Exercise requirements
Copy every line of the following data that includes the string "chart".

————————

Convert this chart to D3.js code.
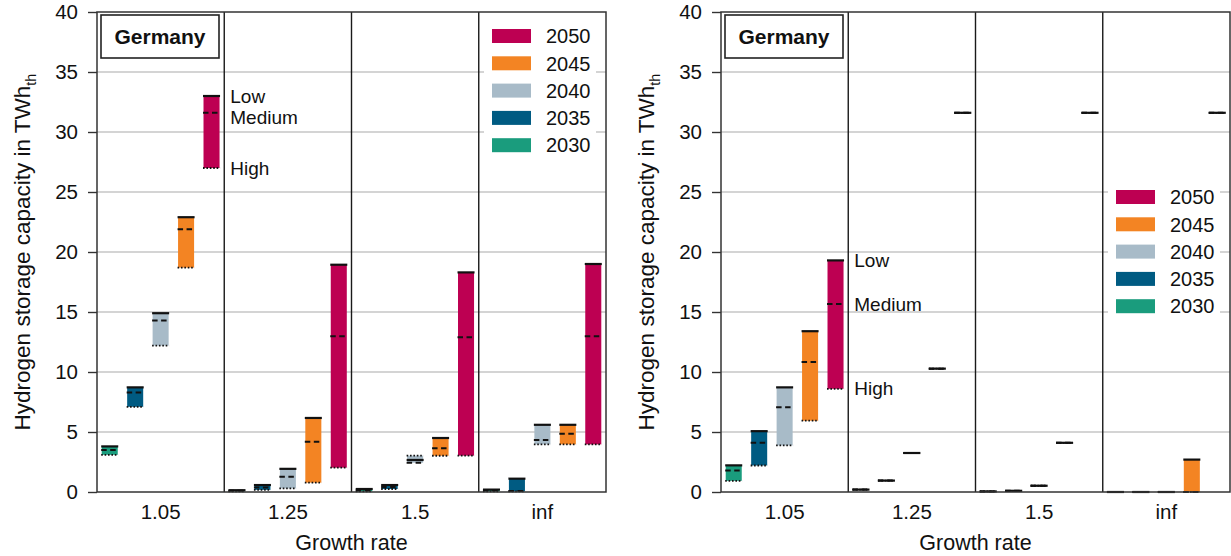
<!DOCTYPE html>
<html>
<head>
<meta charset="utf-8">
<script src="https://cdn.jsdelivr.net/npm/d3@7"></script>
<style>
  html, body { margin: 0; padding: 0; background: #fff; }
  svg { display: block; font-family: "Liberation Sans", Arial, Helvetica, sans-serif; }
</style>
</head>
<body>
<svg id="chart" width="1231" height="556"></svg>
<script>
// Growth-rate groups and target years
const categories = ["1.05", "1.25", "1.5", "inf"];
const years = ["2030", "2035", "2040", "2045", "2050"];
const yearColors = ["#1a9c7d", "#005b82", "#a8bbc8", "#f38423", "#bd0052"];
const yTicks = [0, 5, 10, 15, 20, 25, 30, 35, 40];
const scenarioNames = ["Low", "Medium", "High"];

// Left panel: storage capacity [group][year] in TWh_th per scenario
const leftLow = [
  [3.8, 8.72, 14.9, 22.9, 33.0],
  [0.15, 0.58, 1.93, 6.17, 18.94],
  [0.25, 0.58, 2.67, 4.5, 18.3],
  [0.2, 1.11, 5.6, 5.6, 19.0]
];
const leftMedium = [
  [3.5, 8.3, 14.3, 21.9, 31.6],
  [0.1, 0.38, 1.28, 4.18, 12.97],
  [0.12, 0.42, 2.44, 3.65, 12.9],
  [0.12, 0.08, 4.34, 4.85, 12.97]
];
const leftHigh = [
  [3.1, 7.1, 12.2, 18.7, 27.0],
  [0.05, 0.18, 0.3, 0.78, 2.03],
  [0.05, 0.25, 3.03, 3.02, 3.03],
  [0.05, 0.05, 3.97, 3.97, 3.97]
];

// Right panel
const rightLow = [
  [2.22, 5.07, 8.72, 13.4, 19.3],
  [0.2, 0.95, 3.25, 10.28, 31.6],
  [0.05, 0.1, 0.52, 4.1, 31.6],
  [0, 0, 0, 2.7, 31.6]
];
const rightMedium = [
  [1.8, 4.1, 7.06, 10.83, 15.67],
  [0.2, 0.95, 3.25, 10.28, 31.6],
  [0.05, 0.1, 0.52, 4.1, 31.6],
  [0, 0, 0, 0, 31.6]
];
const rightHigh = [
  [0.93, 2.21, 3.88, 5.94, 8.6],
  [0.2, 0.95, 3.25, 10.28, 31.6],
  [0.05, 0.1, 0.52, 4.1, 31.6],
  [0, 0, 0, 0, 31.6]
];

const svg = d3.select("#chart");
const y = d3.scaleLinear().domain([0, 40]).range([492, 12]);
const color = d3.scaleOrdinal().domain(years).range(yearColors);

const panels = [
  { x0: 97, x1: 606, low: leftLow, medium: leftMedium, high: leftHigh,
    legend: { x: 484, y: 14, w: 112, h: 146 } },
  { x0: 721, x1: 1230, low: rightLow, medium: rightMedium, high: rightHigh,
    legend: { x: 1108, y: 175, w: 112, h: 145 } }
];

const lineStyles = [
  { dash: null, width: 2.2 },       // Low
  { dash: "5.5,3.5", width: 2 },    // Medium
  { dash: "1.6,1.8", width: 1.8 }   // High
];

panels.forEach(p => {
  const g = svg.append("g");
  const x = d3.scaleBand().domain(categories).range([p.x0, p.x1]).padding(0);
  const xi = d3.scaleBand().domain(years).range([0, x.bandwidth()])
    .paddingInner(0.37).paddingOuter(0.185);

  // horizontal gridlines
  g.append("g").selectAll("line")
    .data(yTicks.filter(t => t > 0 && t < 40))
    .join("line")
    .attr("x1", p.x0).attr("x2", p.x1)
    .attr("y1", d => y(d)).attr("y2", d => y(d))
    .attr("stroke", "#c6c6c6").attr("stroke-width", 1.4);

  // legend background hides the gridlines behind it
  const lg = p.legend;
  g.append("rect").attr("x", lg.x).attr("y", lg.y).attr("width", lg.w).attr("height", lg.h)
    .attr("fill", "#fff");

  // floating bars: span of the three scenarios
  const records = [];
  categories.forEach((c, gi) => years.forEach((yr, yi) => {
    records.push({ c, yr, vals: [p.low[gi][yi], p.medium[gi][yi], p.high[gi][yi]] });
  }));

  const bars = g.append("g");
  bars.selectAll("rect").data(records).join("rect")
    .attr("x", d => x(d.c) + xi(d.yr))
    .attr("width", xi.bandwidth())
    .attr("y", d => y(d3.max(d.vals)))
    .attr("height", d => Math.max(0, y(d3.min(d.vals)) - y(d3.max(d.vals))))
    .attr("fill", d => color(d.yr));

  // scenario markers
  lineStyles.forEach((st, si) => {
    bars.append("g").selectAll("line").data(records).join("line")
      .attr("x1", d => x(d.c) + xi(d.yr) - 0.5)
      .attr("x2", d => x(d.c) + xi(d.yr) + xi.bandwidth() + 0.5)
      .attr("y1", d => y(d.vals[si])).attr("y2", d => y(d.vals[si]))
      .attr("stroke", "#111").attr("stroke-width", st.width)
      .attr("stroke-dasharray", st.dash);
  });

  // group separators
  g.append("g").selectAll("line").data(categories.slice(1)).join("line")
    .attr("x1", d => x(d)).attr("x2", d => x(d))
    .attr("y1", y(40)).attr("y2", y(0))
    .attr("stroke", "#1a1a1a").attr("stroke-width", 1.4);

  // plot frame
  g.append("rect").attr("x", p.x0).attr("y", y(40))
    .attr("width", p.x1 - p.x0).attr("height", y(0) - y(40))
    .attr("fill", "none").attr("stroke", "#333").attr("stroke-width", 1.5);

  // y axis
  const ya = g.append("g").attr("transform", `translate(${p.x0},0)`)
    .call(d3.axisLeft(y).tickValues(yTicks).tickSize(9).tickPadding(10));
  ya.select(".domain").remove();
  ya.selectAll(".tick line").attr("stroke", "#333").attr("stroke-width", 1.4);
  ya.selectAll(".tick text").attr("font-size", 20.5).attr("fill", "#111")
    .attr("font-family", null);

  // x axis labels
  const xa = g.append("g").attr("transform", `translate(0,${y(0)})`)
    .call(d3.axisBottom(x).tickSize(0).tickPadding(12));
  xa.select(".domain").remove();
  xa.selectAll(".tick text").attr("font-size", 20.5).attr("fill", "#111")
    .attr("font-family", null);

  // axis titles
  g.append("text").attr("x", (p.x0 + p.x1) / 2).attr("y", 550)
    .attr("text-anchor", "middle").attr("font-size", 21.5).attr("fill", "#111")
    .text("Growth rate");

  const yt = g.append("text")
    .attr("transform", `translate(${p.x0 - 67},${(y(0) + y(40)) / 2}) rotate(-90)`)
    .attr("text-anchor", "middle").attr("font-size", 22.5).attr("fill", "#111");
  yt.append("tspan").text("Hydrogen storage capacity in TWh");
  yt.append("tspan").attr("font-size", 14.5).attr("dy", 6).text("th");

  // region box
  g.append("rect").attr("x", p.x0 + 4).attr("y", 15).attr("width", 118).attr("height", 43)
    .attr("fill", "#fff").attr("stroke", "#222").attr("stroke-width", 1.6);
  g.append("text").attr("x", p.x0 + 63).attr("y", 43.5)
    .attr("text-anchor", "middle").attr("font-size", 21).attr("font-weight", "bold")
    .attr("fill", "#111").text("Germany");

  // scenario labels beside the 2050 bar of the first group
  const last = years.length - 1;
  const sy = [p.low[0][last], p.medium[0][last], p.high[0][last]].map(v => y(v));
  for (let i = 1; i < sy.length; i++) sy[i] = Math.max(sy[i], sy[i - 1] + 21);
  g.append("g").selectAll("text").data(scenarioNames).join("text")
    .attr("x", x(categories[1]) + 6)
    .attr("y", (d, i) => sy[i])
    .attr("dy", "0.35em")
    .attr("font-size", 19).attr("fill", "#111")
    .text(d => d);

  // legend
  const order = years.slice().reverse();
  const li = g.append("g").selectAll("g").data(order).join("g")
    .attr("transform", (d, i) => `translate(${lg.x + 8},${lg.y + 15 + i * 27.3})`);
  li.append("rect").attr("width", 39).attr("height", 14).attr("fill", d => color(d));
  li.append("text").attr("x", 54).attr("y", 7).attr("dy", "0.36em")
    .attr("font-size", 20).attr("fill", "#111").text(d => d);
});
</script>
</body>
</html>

————————

Task result
Convert this chart to D3.js code.
<svg id="chart" width="1231" height="556"></svg>
const svg = d3.select("#chart");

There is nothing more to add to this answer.